_Goal of the exercise:_ Take the lines from the beginning of the material through the line containing "YAxis, Legend, ReferenceLine" and retype them exactly, leaving the pictures out.

_Information shown:_
▬▬▬▬▬▬

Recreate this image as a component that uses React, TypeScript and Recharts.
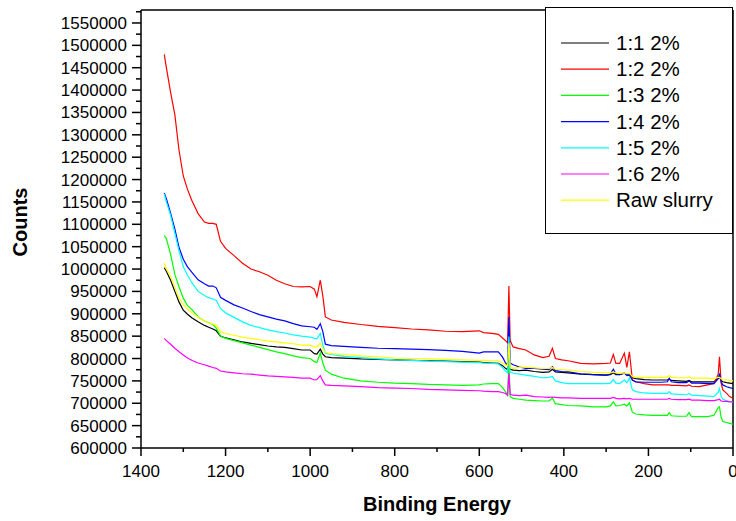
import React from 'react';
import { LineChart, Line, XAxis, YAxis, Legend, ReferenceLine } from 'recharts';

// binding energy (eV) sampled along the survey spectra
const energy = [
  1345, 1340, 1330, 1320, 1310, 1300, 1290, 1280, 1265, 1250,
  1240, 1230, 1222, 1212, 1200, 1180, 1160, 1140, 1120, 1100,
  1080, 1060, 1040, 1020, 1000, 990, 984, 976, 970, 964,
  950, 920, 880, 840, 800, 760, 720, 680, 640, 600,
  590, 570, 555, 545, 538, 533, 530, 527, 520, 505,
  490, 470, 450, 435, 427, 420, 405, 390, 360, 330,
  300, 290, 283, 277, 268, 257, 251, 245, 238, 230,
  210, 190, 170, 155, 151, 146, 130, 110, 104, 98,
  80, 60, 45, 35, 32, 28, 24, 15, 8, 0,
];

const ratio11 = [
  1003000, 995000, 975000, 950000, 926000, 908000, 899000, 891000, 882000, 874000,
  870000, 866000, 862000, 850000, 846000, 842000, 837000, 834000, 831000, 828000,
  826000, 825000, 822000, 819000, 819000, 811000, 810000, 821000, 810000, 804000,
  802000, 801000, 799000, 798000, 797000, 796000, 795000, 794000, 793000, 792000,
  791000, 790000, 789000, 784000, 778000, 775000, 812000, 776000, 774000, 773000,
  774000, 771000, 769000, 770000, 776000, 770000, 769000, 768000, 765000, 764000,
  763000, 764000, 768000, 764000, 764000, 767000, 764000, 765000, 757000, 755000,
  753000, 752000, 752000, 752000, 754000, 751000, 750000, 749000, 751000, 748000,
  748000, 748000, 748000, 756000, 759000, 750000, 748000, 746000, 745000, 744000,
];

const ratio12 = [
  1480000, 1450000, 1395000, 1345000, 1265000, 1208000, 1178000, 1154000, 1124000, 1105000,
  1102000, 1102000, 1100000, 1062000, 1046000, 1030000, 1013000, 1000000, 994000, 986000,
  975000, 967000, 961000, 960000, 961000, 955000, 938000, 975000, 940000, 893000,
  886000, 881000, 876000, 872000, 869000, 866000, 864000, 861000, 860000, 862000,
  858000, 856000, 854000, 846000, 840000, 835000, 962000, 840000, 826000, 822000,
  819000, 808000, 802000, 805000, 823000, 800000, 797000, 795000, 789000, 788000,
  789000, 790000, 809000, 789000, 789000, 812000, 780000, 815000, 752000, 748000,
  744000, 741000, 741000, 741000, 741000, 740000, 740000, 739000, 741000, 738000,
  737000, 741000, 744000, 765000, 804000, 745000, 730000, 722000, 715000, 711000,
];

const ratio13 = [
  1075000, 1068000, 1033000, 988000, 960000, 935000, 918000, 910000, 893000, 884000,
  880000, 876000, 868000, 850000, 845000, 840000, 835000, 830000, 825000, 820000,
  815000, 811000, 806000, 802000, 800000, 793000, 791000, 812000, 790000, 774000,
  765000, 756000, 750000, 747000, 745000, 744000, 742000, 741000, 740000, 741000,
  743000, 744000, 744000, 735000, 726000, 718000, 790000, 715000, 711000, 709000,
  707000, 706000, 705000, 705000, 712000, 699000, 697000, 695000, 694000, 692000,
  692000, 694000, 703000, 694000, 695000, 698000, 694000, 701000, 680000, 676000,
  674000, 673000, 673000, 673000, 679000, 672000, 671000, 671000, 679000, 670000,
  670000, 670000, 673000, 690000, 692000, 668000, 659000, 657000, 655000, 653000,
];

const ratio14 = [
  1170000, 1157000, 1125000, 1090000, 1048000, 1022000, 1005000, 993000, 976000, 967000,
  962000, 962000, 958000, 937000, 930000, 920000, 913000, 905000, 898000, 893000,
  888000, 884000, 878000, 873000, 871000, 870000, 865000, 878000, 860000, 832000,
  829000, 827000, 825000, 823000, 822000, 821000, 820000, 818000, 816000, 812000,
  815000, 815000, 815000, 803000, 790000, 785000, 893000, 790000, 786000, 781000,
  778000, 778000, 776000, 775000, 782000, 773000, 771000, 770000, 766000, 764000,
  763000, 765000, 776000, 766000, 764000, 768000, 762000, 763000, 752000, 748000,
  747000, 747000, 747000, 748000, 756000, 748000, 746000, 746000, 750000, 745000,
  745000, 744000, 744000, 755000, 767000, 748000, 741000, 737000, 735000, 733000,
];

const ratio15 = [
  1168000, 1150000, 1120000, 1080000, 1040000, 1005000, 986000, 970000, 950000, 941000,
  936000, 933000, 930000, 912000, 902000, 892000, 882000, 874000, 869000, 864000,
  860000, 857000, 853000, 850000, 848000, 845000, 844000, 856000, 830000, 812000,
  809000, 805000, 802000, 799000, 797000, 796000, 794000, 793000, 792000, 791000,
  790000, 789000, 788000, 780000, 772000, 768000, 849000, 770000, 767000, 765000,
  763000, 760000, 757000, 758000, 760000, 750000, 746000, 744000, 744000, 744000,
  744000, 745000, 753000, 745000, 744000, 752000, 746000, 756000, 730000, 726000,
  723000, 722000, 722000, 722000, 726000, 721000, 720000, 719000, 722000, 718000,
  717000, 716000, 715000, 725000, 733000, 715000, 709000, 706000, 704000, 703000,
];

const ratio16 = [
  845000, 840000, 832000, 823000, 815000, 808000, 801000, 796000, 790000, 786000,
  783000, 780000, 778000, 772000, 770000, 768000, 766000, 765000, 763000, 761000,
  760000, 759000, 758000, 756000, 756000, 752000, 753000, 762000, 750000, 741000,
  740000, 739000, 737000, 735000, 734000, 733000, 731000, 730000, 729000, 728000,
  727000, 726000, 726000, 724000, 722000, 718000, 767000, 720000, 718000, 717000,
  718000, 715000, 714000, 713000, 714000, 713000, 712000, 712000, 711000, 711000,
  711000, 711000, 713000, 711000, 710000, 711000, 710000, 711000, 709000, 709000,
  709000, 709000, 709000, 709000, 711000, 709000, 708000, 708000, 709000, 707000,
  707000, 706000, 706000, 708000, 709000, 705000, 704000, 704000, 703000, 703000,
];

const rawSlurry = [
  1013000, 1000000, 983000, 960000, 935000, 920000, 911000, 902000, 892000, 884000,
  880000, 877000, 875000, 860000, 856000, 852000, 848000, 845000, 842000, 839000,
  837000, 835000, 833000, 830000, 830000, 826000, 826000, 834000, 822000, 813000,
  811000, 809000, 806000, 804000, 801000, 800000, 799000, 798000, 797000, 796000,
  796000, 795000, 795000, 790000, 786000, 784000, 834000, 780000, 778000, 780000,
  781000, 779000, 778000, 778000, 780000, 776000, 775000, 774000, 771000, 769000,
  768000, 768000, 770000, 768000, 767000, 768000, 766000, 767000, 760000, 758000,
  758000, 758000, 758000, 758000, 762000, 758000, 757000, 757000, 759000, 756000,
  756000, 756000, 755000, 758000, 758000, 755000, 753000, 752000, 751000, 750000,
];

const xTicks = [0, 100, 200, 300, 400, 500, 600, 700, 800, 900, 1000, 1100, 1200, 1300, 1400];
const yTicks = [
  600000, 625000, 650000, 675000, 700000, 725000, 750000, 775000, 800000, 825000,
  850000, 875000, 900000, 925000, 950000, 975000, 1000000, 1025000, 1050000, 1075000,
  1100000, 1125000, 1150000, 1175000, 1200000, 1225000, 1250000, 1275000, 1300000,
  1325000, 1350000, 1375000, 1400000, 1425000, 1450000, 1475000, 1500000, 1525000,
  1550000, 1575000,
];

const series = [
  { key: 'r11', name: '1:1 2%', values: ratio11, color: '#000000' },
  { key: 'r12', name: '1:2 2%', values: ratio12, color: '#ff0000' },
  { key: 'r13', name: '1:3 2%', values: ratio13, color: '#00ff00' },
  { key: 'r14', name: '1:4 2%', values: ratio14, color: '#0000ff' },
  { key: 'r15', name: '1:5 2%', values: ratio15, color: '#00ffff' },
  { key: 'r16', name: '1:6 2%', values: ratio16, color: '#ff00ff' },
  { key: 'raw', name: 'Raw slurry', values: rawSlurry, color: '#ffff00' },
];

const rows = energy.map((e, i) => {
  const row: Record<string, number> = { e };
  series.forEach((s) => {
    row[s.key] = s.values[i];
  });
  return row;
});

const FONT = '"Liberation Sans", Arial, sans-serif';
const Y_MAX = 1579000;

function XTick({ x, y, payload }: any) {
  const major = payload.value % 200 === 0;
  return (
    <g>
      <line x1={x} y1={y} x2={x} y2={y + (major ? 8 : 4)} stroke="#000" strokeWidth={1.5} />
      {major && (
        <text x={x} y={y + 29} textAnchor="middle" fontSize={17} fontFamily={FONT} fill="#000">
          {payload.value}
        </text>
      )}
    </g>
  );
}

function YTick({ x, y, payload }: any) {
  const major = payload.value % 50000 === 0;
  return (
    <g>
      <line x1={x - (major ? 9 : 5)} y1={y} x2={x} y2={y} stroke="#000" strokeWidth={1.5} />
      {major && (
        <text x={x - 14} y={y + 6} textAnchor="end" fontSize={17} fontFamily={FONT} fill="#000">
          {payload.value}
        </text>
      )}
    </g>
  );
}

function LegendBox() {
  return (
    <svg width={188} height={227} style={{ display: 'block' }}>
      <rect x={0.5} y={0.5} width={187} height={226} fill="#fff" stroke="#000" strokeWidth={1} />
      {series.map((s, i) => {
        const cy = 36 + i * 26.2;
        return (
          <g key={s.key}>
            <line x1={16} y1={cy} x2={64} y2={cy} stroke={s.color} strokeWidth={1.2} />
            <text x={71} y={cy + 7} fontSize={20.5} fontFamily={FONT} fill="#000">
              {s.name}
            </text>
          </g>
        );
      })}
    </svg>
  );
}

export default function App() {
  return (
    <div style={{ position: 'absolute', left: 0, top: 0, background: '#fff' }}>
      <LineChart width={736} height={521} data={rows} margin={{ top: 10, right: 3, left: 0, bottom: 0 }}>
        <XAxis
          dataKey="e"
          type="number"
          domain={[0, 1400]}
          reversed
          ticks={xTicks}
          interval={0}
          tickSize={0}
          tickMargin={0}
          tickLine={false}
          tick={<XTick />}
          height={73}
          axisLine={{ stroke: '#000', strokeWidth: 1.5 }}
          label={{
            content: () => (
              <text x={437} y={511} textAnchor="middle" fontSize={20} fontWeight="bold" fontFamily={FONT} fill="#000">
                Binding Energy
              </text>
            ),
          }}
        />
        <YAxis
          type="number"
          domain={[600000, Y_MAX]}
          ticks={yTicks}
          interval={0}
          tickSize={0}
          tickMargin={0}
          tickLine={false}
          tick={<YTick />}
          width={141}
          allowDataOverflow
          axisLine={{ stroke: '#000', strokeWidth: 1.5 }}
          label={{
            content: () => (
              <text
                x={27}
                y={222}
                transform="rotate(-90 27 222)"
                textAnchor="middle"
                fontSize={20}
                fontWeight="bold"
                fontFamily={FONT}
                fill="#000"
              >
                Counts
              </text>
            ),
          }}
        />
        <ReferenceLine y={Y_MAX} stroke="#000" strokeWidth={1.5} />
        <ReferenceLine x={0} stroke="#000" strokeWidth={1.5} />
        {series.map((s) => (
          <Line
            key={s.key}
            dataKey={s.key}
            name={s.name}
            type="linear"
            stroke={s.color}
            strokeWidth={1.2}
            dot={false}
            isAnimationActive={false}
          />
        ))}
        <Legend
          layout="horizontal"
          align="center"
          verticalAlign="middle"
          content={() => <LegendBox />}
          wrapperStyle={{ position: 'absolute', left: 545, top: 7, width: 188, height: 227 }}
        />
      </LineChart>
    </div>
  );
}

▬▬▬▬▬▬

_Answer to the problem:_
Recreate this image as a component that uses React, TypeScript and Recharts.
import React from 'react';
import { LineChart, Line, XAxis, YAxis, Legend, ReferenceLine } from 'recharts';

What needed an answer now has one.